After lunch by the river I started up the Mount Massive trail, hoping and praying for rain so that I could have an excuse to turn back short, but the rain never came, so I dropped my bag and hung it from a tree at around 12,000 feet and slack packed up from there. My pace was painfully slow, but steady. 


At around 13,000 feet I ran into two hikers who warned me that I wouldn’t be able to make it to the top because they had just been run off by mountain goats. A part of me thought that they were lying, but sure as hell, when I made it about 500 feet higher in elevation there were goats all over the place. Of course that would be the case since I left my nice camera down with my pack at 12,000ft, but at least I had my phone with me. I got a few decent shots with that, but it would have been amazing to have my zoom lens with me then. They didn’t run me off the trail, and honestly I don’t think that they minded me being there much at all. 

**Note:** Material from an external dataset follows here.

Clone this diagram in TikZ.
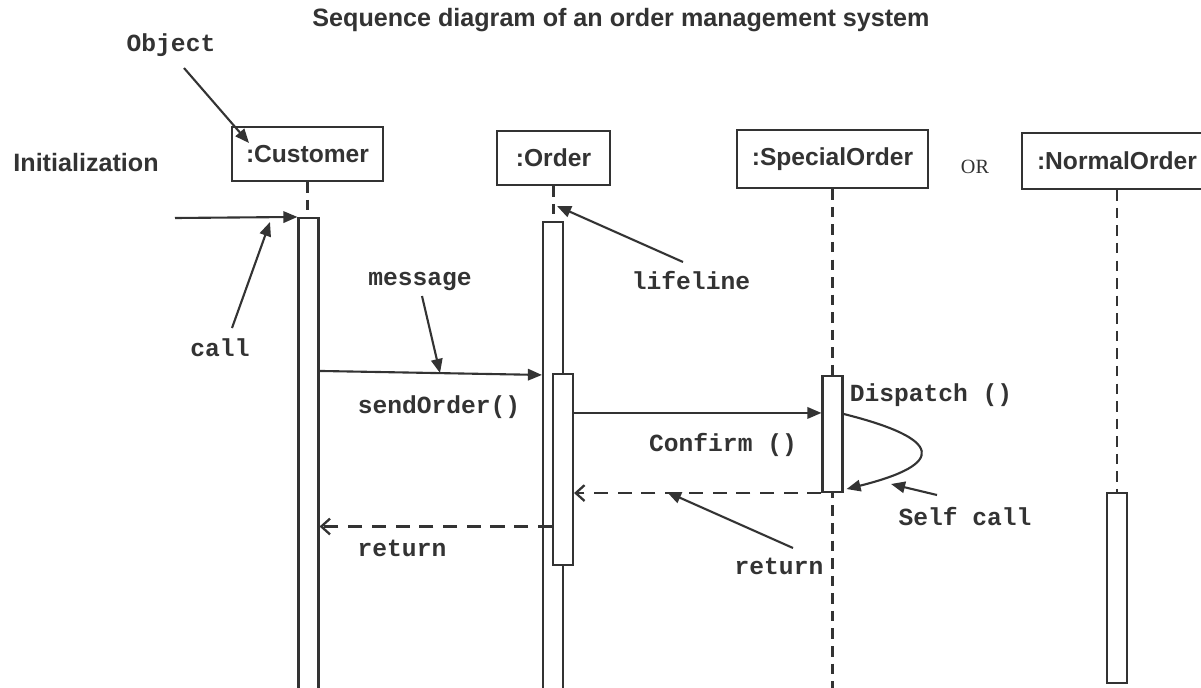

The elevation combined with having hiked Elbert and the two days leading up to today being so heavy all made it hard to get up that last thousand feet, but I was able to get it done. The Gods of the Colorado Trial shined down on me today. They kept the skies from throwing lighting bolts, they gave me the strength to reach both summits, they gave me cool mountain goats to hang out with, and they got me back down in one piece. 


I couldn’t believe at the end of the day when I checked my mileage and saw that I had covered just over 24 miles. Considering the climb (I literally gained 9,103ft of elevation today!) and the terrain and the fact that I only got to slack pack that top segment of Massive, I didn’t think that I’d be able to even break 20, but my legs are strong by this point in the trail, and I would have gone about three miles farther, but I found this ideal campsite beside a nice creek. It wasn’t that I care about having drinking water (although that’s nice too), but I needed to clean my clothes and I needed to clean myself! I haven’t showered since Salida, and I smell like it too. So I set up camp early, bathed in the river, cleaned my clothes (God I hope that they dry by daybreak tomorrow) and even managed to get a workout in while I was waiting for dinner to rehydrate. 


Oh! One mistake that I did make on this segment... and I should know better by now... but I didn’t bring enough food. I brought enough food to get me from Twin Lakes to Breckinridge (my next resupply), but I forgot to factor in the detours up both of those mountains today which together make up almost 20 additional miles. And of course while I was climbing them, I was burning through food like toilet paper in a bonfire, so I am going to be too short on food to get to Breckinridge. But there is a godsend! There is a small lodge/general store/inn/restaurant just off the trail in 45 miles from here (Breckinridge is 61 miles away), so I can stop in there to get some supplies on that last day. I told you the Gods of the Trail area looking out for me. 


Anyways, if anyone ever asks if it’s possible to get to the top of Mount Elbert and Mount Massive in the same day, you can go ahead and let them know that it is indeed possible, but you probably shouldn’t recommend it. 


Lots of love, and I’ll write again soon. Hopefully tomorrow is a little less eventful because I need a quiet day after what I’ve been through the last three days.